Run this while your environment is activated. It will print all packages and their versions installed by conda into your environment. If you capture this output into a .yml file, you can use it to recreate the exact environment in the future so long as the relevant package versions are still available on the remote server. This is explored in an MSI software management tutorial.

Alternate strategies for snapshotting an environment to share include bundling the environment into a single file that can be backed up elsewhere or shared with colleagues. For this purpose, MSI recommends either conda-pack or bundling your environment into an apptainer. See the introductory apptainer tutorial.

Don’t Use conda activate

The default command for activating a conda environment does not work cleanly in an HPC environment. If you need a direct analogue, MSI recommends using source activate, for example:

source activate /path/to/my/conda/environment/

This generally behaves better than the default command, but will be deprecated in the not-too-distant future.

A more general approach is to modify your PATH variable to include the environment’s bin directory, preferably using a modulefile. This is also explored in the MSI software management tutorial.

Addressing Version Conflicts

Sometimes you will run into issues while building or using an environment where the package versions installed by the solver are not compatible. Build-time errors may look like this:

Solving environment: failed
LibMambaUnsatisfiableError: Encountered problems while solving:
  - package scipy-1.15.2-py310h1d65ade_0 requires python_abi 3.10.* *_cp310, but none of the providers can be installed

Here, a conflict between the package scipy and available versions of python_abi is being reported. Version conflicts of this type most commonly occur for environments with a large number of dependencies that are under active development.
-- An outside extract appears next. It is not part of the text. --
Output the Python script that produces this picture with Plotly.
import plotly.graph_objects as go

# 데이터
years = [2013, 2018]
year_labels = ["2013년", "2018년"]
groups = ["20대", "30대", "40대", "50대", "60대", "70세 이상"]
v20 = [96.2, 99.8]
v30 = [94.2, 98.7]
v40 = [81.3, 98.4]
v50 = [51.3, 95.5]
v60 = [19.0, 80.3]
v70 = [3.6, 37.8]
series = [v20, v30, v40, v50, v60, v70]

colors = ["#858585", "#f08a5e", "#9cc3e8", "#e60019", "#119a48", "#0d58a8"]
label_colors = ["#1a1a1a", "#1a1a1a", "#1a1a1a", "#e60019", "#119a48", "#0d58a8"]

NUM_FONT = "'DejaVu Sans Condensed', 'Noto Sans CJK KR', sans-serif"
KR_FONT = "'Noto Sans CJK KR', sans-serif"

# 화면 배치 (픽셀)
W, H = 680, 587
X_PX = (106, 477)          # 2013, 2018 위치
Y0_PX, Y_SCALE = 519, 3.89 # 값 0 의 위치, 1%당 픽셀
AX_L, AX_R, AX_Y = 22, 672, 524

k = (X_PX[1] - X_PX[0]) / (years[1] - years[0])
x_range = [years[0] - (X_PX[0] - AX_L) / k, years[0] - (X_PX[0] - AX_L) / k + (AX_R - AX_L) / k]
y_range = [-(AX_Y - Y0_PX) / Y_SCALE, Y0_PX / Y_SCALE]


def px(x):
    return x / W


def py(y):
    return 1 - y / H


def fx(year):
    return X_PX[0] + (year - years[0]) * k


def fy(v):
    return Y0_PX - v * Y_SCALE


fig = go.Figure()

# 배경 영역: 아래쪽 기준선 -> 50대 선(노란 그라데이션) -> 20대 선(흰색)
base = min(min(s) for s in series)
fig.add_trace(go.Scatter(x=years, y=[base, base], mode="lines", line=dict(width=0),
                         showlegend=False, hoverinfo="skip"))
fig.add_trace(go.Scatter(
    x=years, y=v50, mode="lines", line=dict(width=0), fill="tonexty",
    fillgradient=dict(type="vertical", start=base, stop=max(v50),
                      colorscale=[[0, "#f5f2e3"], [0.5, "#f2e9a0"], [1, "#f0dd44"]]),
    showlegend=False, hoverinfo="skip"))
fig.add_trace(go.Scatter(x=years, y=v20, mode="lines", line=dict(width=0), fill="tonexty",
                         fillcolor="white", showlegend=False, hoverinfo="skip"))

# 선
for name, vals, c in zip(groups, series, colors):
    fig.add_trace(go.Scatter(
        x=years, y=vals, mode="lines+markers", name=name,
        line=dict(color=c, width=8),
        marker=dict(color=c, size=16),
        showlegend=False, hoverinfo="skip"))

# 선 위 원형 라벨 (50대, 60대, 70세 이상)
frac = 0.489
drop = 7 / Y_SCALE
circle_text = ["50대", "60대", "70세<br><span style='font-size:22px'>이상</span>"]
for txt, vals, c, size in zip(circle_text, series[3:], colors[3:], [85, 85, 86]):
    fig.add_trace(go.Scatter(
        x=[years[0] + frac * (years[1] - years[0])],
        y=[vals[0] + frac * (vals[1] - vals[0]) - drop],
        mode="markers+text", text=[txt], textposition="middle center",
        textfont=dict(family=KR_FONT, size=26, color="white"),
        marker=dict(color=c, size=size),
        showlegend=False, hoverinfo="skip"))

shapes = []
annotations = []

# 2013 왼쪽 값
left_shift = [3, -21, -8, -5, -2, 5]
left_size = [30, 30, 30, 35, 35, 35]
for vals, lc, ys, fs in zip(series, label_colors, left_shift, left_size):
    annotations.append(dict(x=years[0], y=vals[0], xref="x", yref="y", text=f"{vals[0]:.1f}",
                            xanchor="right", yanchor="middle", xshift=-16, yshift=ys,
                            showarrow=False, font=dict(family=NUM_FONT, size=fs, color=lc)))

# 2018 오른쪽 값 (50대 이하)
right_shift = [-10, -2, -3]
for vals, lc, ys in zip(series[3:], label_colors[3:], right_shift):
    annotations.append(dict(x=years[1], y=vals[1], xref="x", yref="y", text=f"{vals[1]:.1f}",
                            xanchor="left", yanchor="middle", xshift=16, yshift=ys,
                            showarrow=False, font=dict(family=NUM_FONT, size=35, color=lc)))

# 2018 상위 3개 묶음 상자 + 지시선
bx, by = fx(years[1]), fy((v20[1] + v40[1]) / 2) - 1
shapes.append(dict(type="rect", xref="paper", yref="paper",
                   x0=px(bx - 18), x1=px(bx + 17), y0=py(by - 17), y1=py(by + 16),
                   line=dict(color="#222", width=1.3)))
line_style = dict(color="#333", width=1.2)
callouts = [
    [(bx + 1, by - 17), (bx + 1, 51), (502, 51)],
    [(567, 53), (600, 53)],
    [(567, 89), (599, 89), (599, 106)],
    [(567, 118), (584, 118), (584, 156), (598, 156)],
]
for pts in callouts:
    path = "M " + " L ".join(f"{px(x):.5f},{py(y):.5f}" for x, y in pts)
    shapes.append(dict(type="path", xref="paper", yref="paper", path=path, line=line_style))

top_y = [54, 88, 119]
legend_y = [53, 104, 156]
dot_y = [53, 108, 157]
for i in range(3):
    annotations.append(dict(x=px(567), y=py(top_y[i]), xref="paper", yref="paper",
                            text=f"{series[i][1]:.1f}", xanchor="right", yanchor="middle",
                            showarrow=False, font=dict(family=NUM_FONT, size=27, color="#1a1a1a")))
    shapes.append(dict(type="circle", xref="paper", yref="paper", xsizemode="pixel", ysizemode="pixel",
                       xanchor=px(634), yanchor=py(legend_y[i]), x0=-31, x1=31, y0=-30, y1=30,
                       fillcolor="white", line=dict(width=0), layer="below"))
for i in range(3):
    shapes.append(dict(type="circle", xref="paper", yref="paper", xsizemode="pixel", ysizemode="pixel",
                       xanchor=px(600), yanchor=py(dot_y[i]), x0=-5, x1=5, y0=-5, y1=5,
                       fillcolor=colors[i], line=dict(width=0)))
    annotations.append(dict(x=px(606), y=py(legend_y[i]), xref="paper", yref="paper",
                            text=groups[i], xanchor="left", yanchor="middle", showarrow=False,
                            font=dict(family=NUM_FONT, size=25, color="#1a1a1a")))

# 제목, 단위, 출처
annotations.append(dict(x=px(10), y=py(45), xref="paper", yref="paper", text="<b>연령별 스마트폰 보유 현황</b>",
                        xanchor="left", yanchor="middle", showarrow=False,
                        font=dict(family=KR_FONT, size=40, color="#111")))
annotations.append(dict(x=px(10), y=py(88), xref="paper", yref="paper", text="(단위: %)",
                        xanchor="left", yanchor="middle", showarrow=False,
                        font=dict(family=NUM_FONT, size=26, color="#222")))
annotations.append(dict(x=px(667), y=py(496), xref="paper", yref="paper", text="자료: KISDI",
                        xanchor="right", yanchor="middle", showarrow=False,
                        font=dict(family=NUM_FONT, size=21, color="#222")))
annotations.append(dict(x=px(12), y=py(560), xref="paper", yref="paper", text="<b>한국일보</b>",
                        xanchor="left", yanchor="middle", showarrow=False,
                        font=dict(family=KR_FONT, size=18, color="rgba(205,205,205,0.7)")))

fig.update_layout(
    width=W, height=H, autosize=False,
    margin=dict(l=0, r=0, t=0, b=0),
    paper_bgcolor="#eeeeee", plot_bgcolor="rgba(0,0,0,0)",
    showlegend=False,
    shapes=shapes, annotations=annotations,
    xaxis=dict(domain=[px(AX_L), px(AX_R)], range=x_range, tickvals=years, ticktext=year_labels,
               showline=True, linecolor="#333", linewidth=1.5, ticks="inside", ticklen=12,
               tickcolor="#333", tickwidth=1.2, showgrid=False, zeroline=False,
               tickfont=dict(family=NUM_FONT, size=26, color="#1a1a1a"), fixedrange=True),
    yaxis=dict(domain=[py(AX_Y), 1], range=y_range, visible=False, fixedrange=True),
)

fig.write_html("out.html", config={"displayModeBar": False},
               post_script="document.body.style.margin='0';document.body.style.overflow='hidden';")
Runtime errors will be subtler and varied, and will likely not directly report an issue with package versions. But you might consider the possibility of a package version mismatch if you are running an example from the package developer on a freshly installed environment that crashes with an error traceback.

Recommended solutions:

Unpin Package Versions

If you are pinning package versions in your mamba create command, try unpinning them. This gives the solver more flexibility.

Change:

mamba create --copy -p /path/to/my/env python=2 numpy=1 scipy=1.15

Into:

mamba create --copy -p /path/to/my/env python numpy scipy

Pin an Older Version of Key Packages

If you are not pinning versions and the issue is still occurring, try pinning one or more packages to the second-most-recent version. You can browse releases for most packages on anaconda.org, for example available scipy versions on conda-forge.

For example:

mamba create --copy -p /path/to/my/env python numpy scipy=1.15.1

Pin All Packages to Known Working Versions

If you have an environment snapshot or otherwise know the package versions for a working environment, try pinning the versions of all packages you are installing to those known-working versions.

If you do not have a reference to work from, you can try to manually determine the correct combination of package versions via trial and error, though this is not practical for larger environments.

Wait Until the Issue Is Fixed

Wait a few days and try again. Often these issues arise when a package has many dependencies and one of them is updated before the others are ready.

You might also consider reporting the issue to the developers of the package you are having issues with, or to the developers maintaining the package repository you are using. For example, for conda-forge you can report issues on GitHub.